Pastrami lovers around the world were stunned on Friday when Marian Harper Levine, owner of New York City’s famed Carnegie Deli, announced that she would be closing the 79-year-old Manhattan institution at the end of the year. Just a few weeks ago, the restaurant was still making headlines, challenging models to scarf down one of their massive triple decker sandwiches in honor of fashion week. But as Levine told the New York Post, “At this stage of my life, the early mornings to late nights have taken a toll, along with my sleepless nights and grueling hours that come with operating a restaurant business.” The second generation owner continued, “I’m very sad to close the Carnegie Deli but I’ve reached the time of my life when I need to take a step back.”
Of course, someone else could theoretically take ownership of the beloved meat purveyor, and Samuel Mussovic believes he’s the guy. Mussovic, who says he’s a former dishwasher at the deli, supposedly wants to give Levine an offer she can’t refuse. “[Mussovic and his team] will hand-deliver a letter to the deli with an agreement to give $5 million and a percentage of future proceeds to the current owner,” a statement said according to the New York Daily News. The plan is to raise that money through a “petition drive” and other fundraising efforts. Apparently, Mussovic hasn’t heard about Kickstarter; hand-delivering things is so 79-years-ago.
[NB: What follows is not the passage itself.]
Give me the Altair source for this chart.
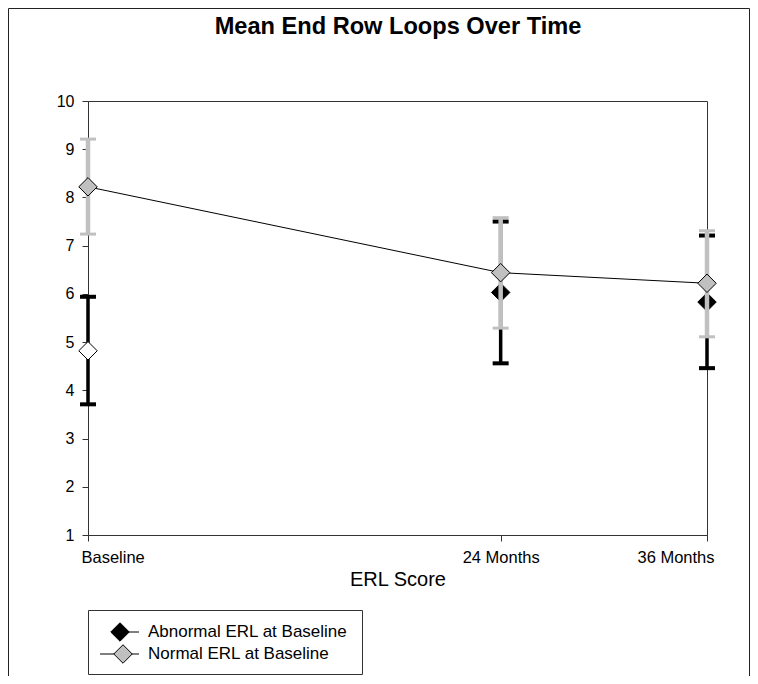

Just why Mussovic believes his dishwashing credentials make him the man to raise that much dough isn’t entirely evident. And no there’s indication that Levine put the price for her decades of hard work at $5 million to begin with. As Eater points out, evidence probably points to the contrary: Though the original location is closing, the brand will still be going strong with licensed Carnegie Deli locations in Vegas and Bethlehem, PA, as well as a mail-order business and a Madison Square Garden Kiosk – meaning Levine would want to make sure that any new owner didn’t run her mini-empire into the ground.
With three months still to go until the set closing date of December 31, it’s not unthinkable that someone would step in to keep the deli running. As far as offers go though, it seems like Levine may want to wait for something with a little more meat. It’s the Carnegie Deli way.